Hawkman and Dr. Fate are not throwaway characters, they have roots that go back to the Golden Age of comics. While this movie only scratches the surface with them, Hodge ably establishes himself as a credible Carter Hall and Brosnan is every bit as cool as Fate as anyone would have expected. There is an act of sacrifice that takes place involving Fate but given the character's supernatural bent, I don't think it precludes a return. Where and when these characters might actually show up again remains to be seen and with the way Warners/DC operates, you never know if they even have long terms plans for them but come what may it's a treat to see these guys in live action on the big screen for the first time. Hawkman swings a mean mace and Fate gets some flashy spells to cast. That checked off the basic boxes I needed checked off.

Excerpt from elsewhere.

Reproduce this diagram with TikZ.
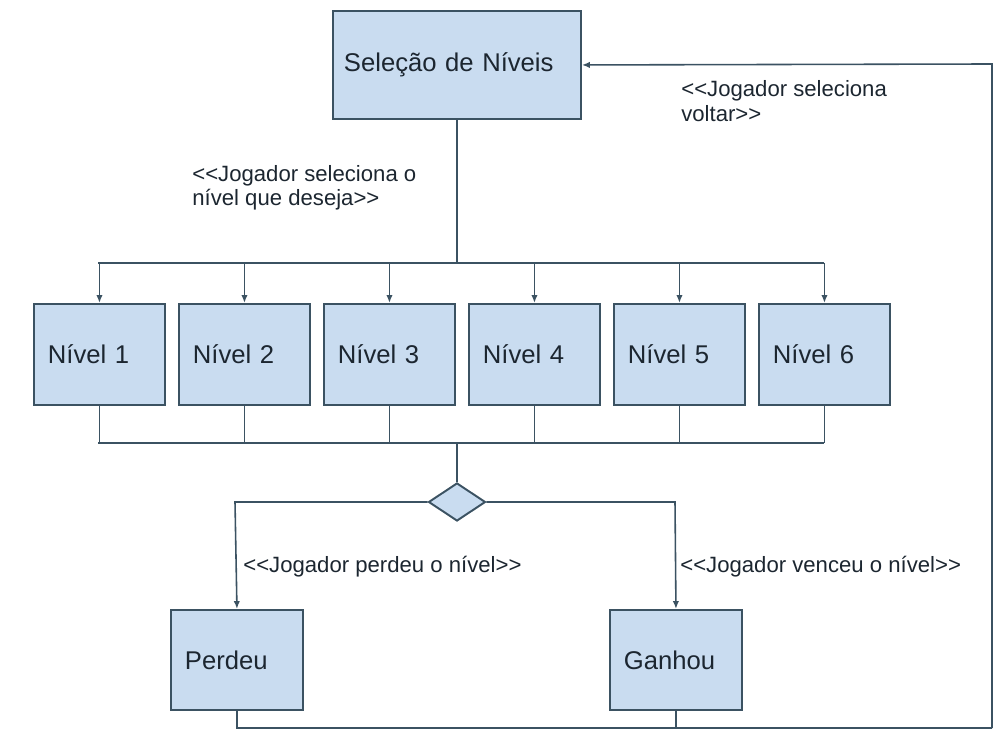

For his part, Johnson doesn't do much in this movie other than prove to anyone who comes at him that they don't have a chance. He is rarely, if ever, on the ropes. Watching Black Adam spend this whole movie completely owning everyone it feels like Johnson's main interest in this part was that he just wanted to play a guy who could whip the ass of the whole DC universe. That literally is the be-all, end-all of his character. When they say that Black Adam changes the hierarchy of power in the DCEU, all it means is that The Rock will not lose to any chumps. If he's going to come in to the DC universe, he's going to dominate it. And to that I say, fair enough. Helping Black Adam humiliate his adversaries, director Jaume Collet-Serra teams with Johnson again after Jungle Cruise and he continues to be an adept visual stylist, staging Black Adam's action with flair.

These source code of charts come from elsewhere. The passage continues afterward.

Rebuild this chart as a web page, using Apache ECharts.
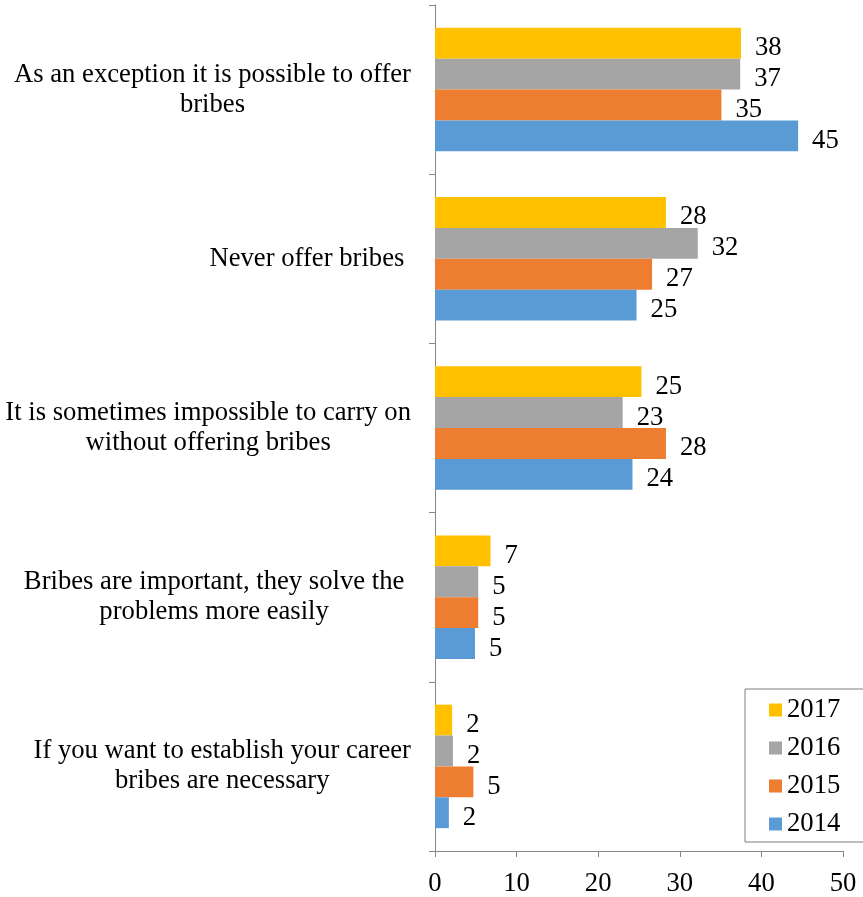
<!DOCTYPE html>
<html>
<head>
<meta charset="utf-8">
<script src="https://cdn.jsdelivr.net/npm/echarts@6/dist/echarts.min.js"></script>
<style>
html,body{margin:0;padding:0;background:#fff;}
#chart{width:863px;height:897px;}
</style>
</head>
<body>
<div id="chart"></div>
<script>
var categories = [
  'As an exception it is possible to offer\nbribes',
  'Never offer bribes ',
  'It is sometimes impossible to carry on\nwithout offering bribes',
  'Bribes are important, they solve the \nproblems more easily ',
  'If you want to establish your career\nbribes are necessary'
];
var seriesNames = ['2017', '2016', '2015', '2014'];
var v2017 = [37.5, 28.3, 25.3, 6.8, 2.1];
var v2016 = [37.4, 32.2, 23.0, 5.3, 2.2];
var v2015 = [35.1, 26.6, 28.3, 5.3, 4.7];
var v2014 = [44.5, 24.7, 24.2, 4.9, 1.7];
var colors = ['#FFC000', '#A5A5A5', '#ED7D31', '#5B9BD5'];
var xTicks = [0, 10, 20, 30, 40, 50];

var FONT = "'Liberation Serif', 'Times New Roman', serif";
var FS = 26.67;
var allValues = [v2017, v2016, v2015, v2014];

var series = seriesNames.map(function (name, i) {
  return {
    name: name,
    type: 'bar',
    data: allValues[i],
    barGap: '0%',
    barCategoryGap: '27%',
    itemStyle: { color: colors[i] },
    label: {
      show: true,
      position: 'right',
      distance: 14,
      offset: [0, 5],
      color: '#000',
      fontFamily: FONT,
      fontSize: FS,
      formatter: function (p) { return String(Math.round(p.value)); }
    }
  };
});

var chart = echarts.init(document.getElementById('chart'));
chart.setOption({
  animation: false,
  backgroundColor: '#fff',
  grid: { left: 435, right: 20, top: 5, bottom: 45, containLabel: false },
  legend: {
    data: seriesNames,
    orient: 'vertical',
    left: 745,
    top: 689,
    padding: [6, 30, 3, 24],
    itemGap: 8,
    itemWidth: 13,
    itemHeight: 13,
    icon: 'rect',
    borderColor: '#7f7f7f',
    borderWidth: 1,
    backgroundColor: '#fff',
    textStyle: { fontFamily: FONT, fontSize: FS, lineHeight: 30, color: '#000' }
  },
  xAxis: {
    type: 'value',
    min: xTicks[0],
    max: xTicks[xTicks.length - 1],
    interval: 10,
    splitLine: { show: false },
    axisLine: { show: true, lineStyle: { color: '#868686', width: 1 } },
    axisTick: { show: true, length: 6, lineStyle: { color: '#868686' } },
    axisLabel: { color: '#000', fontFamily: FONT, fontSize: FS, margin: 19 }
  },
  yAxis: {
    type: 'category',
    inverse: true,
    data: categories,
    axisLine: { show: true, lineStyle: { color: '#868686', width: 1 } },
    axisTick: { show: true, length: 6, alignWithLabel: false, lineStyle: { color: '#868686' } },
    axisLabel: {
      color: '#000', fontFamily: FONT, fontSize: FS, lineHeight: 30,
      align: 'right', margin: 24,
      formatter: function (v) {
        return v.split('\n').map(function (l) { return '{c|' + l + '}'; }).join('\n');
      },
      rich: {
        c: { align: 'center', color: '#000', fontFamily: FONT, fontSize: FS, lineHeight: 30 }
      }
    }
  },
  series: series
});
</script>
</body>
</html>
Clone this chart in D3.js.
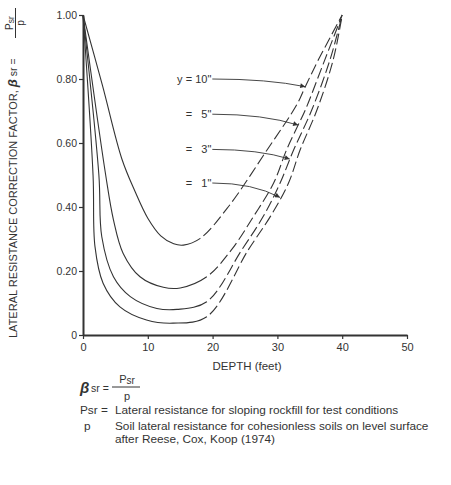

Black Adam has been hyped as a turning point for the DCEU but while Black Adam as a character is a force to be reckoned with, the real shift in power is behind the camera. Johnson has taken the lack of a driving force in the DCEU as an opportunity to grab the ball and run with it. Black Adam's much talked about mid-credits scene, bringing Henry Cavill's Superman back into the fold, reportedly only came about due Johnson insisting that it happen and it signals that he understands what the DCEU's been lacking. A DC universe that doesn't make Superman a priority is a DC universe that isn't living up to its potential and the fact that Johnson understands that and made the effort to fix it is promising. Black Adam may be an antihero but, in the end, Johnson's firm handle on what the DCEU could be if handled correctly might make The Rock the hero DC fans have been waiting for.